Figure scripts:
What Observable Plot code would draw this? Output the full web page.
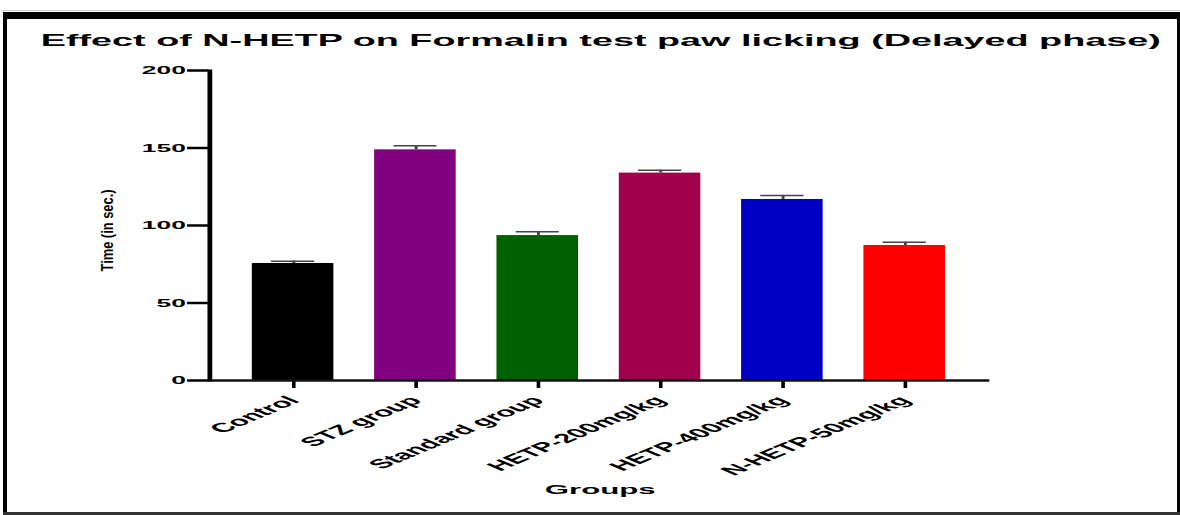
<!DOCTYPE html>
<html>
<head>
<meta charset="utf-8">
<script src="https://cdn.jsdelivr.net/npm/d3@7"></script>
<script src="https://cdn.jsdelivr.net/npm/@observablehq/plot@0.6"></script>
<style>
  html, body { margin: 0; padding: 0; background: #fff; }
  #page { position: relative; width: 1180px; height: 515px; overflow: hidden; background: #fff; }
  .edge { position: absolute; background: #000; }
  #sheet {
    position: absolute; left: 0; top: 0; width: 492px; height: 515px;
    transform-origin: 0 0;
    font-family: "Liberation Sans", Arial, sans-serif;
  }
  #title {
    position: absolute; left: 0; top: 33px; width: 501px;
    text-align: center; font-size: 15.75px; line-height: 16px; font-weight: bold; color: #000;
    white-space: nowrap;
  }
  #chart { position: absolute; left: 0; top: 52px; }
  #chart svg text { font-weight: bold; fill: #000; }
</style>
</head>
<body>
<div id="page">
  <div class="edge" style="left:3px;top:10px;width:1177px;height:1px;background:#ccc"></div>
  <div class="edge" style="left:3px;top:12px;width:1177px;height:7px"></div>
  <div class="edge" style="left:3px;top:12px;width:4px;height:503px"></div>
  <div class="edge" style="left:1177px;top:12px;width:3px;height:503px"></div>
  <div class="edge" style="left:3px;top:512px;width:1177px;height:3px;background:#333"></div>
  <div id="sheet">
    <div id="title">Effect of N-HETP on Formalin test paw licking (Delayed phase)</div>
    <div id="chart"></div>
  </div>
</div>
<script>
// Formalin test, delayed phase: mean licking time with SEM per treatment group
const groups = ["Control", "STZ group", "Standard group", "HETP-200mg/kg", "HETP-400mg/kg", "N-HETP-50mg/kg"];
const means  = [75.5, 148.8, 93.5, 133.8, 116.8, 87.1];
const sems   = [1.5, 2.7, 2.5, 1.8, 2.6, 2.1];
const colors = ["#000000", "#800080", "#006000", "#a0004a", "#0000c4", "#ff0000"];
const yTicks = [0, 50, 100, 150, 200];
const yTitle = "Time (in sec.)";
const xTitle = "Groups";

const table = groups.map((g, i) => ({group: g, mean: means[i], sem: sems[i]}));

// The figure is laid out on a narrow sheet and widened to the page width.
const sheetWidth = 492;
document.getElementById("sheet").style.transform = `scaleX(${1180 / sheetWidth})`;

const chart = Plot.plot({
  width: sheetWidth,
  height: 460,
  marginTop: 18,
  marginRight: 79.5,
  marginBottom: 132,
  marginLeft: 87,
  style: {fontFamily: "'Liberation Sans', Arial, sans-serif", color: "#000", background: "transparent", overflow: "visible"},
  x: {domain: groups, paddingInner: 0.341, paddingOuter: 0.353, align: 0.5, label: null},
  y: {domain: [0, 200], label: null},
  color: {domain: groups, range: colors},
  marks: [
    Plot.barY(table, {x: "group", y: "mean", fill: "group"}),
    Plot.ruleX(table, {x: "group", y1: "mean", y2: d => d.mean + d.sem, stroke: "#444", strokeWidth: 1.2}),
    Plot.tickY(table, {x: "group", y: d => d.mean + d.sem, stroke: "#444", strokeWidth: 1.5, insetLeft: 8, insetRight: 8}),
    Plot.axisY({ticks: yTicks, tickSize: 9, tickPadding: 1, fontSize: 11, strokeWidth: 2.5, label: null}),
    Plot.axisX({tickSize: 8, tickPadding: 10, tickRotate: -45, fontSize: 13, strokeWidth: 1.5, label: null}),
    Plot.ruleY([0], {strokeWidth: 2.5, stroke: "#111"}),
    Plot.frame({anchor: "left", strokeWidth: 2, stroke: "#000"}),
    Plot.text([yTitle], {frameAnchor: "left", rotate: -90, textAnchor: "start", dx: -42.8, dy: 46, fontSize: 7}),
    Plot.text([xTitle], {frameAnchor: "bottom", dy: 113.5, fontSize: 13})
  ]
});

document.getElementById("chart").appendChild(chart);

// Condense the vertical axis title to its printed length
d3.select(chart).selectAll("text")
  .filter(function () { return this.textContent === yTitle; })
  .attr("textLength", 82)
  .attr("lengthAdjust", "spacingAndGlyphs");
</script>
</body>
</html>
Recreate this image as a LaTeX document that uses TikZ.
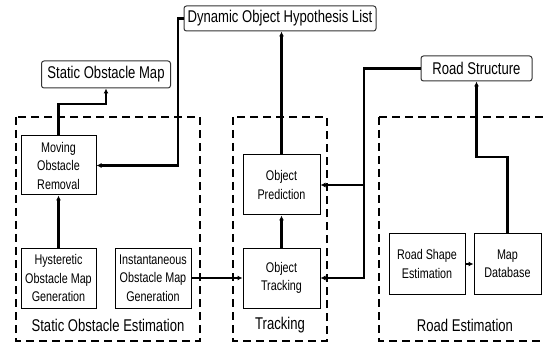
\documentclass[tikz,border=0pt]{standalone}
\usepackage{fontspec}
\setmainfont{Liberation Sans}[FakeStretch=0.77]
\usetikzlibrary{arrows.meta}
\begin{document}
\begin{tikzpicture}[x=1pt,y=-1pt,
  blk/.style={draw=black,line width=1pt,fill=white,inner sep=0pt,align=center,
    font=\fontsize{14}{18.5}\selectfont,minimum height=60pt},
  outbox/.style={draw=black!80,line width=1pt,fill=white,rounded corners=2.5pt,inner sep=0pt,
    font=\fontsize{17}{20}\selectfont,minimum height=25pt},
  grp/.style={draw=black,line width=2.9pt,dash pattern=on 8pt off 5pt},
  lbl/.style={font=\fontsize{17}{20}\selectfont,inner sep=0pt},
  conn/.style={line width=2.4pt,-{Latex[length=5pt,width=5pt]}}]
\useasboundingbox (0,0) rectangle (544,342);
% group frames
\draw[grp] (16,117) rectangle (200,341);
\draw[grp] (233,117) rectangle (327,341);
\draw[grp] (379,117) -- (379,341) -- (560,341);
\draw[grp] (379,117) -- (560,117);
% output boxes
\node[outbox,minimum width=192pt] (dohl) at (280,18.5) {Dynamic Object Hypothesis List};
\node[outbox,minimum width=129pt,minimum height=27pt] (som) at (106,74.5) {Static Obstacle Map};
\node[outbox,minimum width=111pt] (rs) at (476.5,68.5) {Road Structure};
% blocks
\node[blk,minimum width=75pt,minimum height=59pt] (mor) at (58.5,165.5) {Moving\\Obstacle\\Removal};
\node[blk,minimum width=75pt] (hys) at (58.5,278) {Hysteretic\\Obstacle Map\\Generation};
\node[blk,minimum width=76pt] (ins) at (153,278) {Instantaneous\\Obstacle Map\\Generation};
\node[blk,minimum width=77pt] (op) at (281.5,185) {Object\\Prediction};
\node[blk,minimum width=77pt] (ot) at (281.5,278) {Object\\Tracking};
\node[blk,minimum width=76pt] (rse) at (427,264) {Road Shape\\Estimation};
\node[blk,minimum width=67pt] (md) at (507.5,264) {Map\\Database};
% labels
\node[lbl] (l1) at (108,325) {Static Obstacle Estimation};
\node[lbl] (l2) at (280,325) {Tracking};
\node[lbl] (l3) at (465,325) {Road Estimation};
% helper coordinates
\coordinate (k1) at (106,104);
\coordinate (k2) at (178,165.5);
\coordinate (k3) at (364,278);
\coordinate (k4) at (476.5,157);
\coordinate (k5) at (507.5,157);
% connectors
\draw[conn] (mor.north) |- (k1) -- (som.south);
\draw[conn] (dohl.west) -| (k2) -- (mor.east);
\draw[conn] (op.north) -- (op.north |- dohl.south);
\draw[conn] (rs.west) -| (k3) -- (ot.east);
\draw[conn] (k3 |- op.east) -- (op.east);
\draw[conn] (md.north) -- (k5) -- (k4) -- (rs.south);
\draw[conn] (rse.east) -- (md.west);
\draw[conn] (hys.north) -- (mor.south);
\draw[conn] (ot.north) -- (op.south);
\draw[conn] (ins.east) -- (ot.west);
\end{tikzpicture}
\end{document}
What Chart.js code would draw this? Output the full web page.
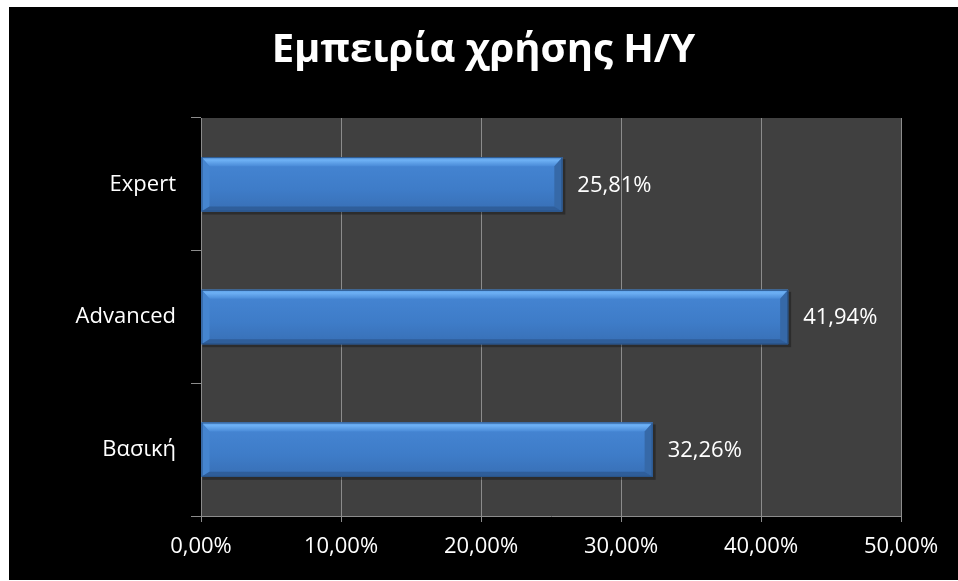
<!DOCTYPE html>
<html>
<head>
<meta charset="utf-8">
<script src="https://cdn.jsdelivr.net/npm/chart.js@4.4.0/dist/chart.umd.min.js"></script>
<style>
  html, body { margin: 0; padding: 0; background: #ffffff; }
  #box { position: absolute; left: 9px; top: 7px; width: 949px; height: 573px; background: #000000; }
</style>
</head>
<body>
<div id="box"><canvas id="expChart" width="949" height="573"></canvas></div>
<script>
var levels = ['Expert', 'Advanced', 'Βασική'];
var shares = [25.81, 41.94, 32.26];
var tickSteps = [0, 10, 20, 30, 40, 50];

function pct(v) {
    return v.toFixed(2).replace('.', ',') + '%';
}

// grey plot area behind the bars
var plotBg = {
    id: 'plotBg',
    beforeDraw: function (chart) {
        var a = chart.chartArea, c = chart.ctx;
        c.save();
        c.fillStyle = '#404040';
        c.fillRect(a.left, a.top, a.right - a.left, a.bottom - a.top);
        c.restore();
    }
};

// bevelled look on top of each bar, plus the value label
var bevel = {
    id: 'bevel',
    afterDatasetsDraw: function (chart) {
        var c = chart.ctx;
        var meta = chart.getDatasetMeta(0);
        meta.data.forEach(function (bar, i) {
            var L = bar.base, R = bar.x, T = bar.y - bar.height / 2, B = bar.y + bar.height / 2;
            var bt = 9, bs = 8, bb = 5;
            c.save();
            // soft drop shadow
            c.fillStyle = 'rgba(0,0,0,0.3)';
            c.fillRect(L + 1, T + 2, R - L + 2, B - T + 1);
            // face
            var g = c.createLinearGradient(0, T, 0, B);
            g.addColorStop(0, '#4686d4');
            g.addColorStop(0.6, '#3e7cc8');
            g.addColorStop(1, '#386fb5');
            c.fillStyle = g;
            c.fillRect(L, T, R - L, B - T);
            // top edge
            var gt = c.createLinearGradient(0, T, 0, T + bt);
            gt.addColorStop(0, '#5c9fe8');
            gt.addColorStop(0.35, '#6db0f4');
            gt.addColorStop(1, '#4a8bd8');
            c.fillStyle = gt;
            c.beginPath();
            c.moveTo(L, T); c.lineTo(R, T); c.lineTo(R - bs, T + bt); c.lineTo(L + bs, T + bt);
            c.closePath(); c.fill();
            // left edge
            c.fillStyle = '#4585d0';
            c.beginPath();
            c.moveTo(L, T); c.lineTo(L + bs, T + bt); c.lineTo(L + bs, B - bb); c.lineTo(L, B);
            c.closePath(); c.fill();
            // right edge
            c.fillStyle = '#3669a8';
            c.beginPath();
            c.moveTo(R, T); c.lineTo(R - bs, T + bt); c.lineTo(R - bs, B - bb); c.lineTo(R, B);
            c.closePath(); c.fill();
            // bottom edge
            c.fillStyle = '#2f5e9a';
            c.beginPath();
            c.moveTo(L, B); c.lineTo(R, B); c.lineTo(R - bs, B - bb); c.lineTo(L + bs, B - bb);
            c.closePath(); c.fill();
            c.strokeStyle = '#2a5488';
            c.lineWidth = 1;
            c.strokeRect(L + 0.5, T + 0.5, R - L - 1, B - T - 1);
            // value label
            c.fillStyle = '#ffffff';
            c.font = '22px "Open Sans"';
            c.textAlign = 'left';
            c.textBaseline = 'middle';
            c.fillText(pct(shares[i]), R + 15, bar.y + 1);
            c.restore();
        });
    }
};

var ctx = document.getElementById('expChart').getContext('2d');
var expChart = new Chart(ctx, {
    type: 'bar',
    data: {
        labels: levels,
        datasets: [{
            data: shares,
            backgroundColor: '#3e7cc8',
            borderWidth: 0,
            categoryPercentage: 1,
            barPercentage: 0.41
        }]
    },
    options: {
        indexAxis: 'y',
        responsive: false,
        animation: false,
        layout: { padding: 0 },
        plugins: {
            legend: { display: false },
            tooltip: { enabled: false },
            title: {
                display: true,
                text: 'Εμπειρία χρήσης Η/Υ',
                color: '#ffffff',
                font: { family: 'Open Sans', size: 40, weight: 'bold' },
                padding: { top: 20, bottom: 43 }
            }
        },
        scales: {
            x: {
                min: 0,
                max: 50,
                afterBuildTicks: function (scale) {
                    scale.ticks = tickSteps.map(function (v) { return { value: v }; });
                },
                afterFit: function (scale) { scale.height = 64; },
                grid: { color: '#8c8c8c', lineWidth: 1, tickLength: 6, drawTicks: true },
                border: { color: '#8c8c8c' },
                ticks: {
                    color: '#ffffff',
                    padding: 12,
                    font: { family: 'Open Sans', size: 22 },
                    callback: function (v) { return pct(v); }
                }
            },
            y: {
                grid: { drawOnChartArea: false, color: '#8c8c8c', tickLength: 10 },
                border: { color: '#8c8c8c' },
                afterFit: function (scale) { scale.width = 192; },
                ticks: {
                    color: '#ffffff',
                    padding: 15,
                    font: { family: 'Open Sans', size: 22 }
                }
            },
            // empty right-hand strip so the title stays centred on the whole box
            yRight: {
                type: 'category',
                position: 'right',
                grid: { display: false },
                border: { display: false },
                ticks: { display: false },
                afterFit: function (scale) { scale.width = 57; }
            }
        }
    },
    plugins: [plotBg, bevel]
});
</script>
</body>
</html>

* Exercise aim *
Go through the records. Copy each line where "full" appears.

* Solved problem *
What Observable Plot code would draw this? Output the full web page.
What Chart.js code would draw this? Output the full web page.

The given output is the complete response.